Parvana lives in Kabul under the rule of the Taliban. Her family live in one small room and her mother and sister never leave the house because they would have to go with a male relative. Parvana’s father lost one of his legs and she accompanies him to the market where he reads and writes letters for people and sells some of their household goods. They were once well off, her mother was a teacher, but their houswas bombed and then their new house was bombed. They’ve lost almost everything, including her older brother Hossain. Then when Parvana’s father is arrested by the Taliban she must find a way to feed her family. Her mother cuts off her hair and she dresses as a boy. 
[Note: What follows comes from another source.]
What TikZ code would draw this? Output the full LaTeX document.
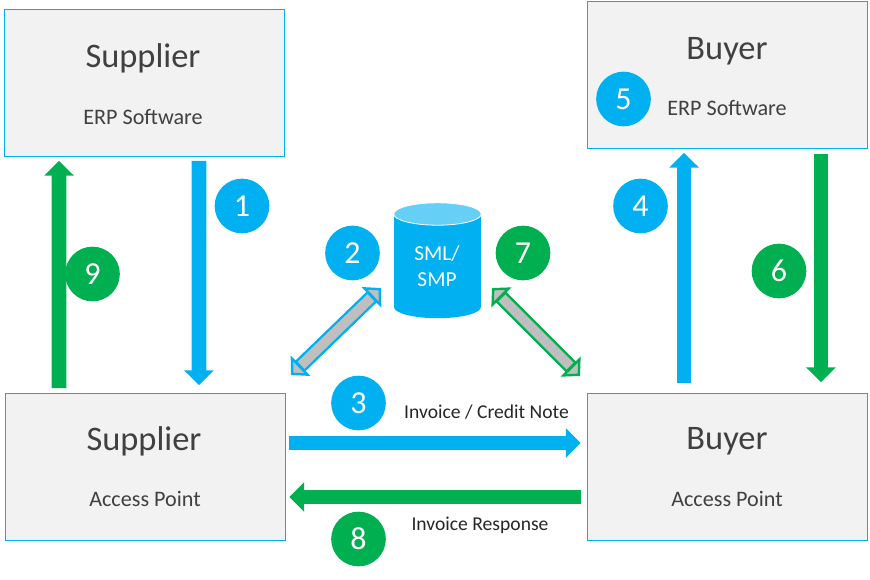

This is the first book in a series. It was very short, just 150 pages, and ends with Parvana’s family separated

3. Sea of Poppies by Amitav Ghosh

The first of the Ibis Trilogy. Set in India in the 1830s the novel centers around the opium trade. The first character we meet and the one who seems to draw all the others together is Deeti, an Indian woman whose husband was a soldier in the British army. Wounded in battle, he is now an opium addict. He works in an opium factory, packing opium to be sent to China. Deeti grows the poppies from which the opium is made– she has no choice, the British are forcing a monoculture which is ruining the local economy and driving the farmers deeper into poverty and dependence. When Deeti’s husband dies she is driven to despair at her dependence on his loathesome family and decides to commit suicide. But she is rescued by Kalua, a driver who she had rescued years before, and together they set off on an adventure which eventually leads them to emigration to Mauritius on the Ibis. The story follows many different people who sail with them on the Ibis— a lovely storytelling device introduces each new person by telling the reader how some day in the future Deeti will memorialize them on the wall of her shrine— but we never see this shrine in the book. There is Paulette, an orphaned French girl, daughter of an eccentric naturalist. There is her friend Jodu, whose mother nursed Paulette as a baby and who Paulette sees as a brother. There is Neel, a Raja who has been found guilty of forgery and is being transported as a criminal and the Chinese opium addict Ah Fatt who is his fellow prisoner. Zachary, an American who rose from carpenter to second mate of the Ibis and acting captain when the first mate deserted and the captain took ill and died. And Serang Ali, the leader of the lascars who sail the ship. And various Englishmen and Indian characters. The book changes point of view often and the language can be hard to follow. There is violence and sexual violence and cruelty and degradation. So it’s not a story for the faint of heart. But there is also friendship and the way the immigrants of the Ibis become a new family. I’m looking forward to the next book of the trilogy.